## [SHORT PROBLEM]
No pictures belong in the copy; return exactly the lines from the one with "What D3.js code" through the one with "const W = 900, H = 495;", both ends included, and nothing else.

## [DATA ENTRIES]
-- Begin --

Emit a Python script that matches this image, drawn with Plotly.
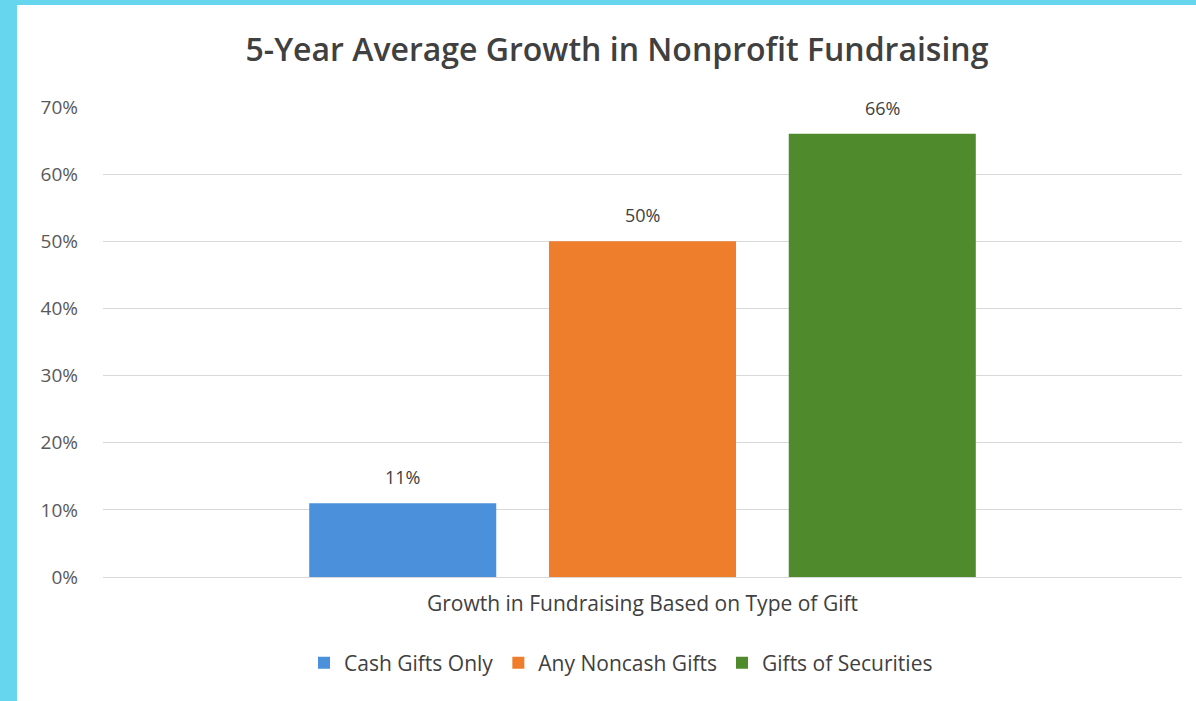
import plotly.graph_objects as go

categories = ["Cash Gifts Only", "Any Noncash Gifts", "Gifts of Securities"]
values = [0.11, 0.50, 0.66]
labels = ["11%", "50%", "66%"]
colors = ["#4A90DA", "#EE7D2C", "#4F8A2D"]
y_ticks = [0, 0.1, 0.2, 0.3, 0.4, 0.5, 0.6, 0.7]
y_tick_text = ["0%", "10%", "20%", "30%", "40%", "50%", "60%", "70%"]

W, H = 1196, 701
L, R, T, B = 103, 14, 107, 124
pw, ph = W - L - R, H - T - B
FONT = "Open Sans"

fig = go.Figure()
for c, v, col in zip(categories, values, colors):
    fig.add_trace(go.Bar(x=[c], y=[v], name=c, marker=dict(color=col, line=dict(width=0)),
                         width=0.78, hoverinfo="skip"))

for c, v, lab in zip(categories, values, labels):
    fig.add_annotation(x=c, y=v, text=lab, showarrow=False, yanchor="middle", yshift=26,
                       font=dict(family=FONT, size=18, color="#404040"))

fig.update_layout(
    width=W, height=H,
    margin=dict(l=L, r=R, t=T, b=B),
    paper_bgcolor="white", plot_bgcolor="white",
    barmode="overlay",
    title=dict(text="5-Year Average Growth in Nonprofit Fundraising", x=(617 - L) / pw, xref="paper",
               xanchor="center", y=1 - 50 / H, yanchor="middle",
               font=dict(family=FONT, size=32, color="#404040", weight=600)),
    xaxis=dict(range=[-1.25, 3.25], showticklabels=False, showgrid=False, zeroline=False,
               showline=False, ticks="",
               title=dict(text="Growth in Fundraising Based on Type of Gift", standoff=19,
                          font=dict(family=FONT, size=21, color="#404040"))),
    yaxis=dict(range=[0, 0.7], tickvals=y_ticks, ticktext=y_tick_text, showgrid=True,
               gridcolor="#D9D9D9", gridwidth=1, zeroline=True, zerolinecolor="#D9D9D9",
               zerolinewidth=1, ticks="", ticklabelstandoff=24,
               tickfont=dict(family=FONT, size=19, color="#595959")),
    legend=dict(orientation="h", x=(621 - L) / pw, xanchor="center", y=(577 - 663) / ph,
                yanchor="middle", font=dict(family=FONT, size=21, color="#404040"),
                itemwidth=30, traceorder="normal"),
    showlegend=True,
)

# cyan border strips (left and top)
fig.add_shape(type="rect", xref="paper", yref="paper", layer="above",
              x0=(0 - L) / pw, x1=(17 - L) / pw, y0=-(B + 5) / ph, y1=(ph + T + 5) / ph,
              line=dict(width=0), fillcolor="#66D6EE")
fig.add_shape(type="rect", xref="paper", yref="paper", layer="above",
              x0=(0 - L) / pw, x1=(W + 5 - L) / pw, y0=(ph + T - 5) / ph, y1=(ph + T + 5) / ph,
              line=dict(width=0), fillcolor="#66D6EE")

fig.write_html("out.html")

-- End --
-- Begin --

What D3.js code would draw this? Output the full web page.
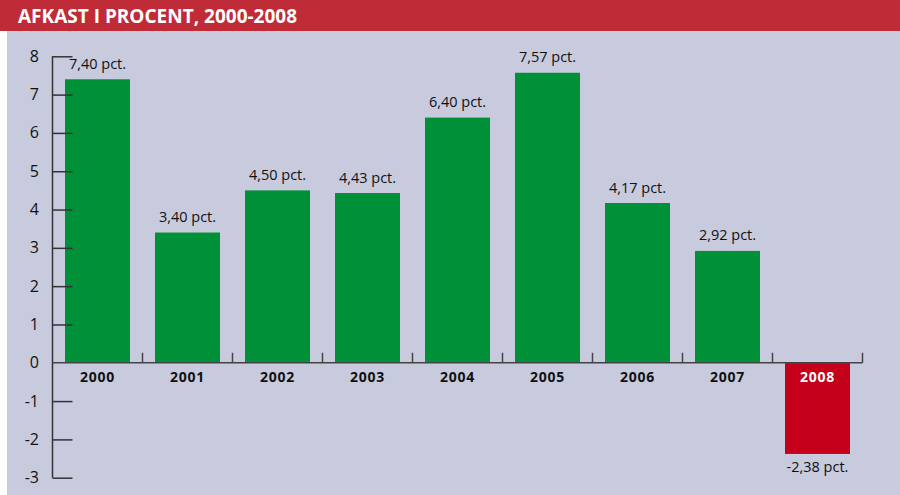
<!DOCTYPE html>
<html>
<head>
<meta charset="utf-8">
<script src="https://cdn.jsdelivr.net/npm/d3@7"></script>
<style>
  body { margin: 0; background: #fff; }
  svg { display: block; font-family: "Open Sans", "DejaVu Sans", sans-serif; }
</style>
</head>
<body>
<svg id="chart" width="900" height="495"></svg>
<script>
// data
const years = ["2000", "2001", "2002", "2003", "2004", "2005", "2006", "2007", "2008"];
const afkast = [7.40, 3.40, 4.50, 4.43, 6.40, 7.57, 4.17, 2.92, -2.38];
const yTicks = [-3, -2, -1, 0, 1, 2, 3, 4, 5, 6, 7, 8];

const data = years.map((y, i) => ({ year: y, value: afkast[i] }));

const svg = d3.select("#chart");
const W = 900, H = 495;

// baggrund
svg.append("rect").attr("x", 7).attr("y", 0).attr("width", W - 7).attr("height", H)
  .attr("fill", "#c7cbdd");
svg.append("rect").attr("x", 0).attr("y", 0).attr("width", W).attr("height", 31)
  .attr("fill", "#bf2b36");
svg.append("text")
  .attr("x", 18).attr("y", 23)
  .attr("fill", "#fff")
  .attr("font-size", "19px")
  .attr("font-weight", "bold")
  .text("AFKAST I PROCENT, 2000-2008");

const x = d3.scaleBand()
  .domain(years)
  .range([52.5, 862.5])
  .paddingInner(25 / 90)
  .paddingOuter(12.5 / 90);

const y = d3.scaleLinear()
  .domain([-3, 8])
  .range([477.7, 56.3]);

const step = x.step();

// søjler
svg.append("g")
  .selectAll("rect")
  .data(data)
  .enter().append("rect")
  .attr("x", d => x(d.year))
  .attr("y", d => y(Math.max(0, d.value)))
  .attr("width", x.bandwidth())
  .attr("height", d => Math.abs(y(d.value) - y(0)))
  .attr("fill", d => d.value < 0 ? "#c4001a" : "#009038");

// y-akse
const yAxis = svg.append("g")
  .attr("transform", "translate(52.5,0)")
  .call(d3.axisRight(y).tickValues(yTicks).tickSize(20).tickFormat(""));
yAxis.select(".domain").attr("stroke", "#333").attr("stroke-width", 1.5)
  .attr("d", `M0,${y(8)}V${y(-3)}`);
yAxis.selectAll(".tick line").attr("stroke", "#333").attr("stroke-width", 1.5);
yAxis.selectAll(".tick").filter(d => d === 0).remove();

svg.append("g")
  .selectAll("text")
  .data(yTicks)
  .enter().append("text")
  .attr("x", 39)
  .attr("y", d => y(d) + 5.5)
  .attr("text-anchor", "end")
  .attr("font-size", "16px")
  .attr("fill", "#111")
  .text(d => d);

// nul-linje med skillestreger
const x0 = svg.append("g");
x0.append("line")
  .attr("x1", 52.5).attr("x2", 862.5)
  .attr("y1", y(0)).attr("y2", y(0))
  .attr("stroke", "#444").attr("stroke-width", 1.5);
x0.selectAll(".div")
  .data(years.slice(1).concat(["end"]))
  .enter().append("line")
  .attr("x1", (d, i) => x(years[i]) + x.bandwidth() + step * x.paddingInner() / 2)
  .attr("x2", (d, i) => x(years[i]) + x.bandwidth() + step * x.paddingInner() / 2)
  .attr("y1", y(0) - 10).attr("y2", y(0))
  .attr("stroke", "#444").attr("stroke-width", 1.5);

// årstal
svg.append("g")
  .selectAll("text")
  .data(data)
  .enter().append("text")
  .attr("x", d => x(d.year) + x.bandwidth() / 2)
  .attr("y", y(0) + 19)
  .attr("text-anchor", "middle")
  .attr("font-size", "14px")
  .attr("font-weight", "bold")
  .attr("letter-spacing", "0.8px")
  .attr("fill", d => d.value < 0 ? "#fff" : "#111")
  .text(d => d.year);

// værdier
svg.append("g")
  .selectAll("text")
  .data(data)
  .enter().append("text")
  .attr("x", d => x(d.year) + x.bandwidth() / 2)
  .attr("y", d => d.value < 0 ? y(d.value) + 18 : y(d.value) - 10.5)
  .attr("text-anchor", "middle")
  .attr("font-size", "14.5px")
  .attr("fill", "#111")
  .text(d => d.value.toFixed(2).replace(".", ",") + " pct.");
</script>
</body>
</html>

-- End --

## [SOLVED EXERCISE]
What D3.js code would draw this? Output the full web page.
<!DOCTYPE html>
<html>
<head>
<meta charset="utf-8">
<script src="https://cdn.jsdelivr.net/npm/d3@7"></script>
<style>
  body { margin: 0; background: #fff; }
  svg { display: block; font-family: "Open Sans", "DejaVu Sans", sans-serif; }
</style>
</head>
<body>
<svg id="chart" width="900" height="495"></svg>
<script>
// data
const years = ["2000", "2001", "2002", "2003", "2004", "2005", "2006", "2007", "2008"];
const afkast = [7.40, 3.40, 4.50, 4.43, 6.40, 7.57, 4.17, 2.92, -2.38];
const yTicks = [-3, -2, -1, 0, 1, 2, 3, 4, 5, 6, 7, 8];

const data = years.map((y, i) => ({ year: y, value: afkast[i] }));

const svg = d3.select("#chart");
const W = 900, H = 495;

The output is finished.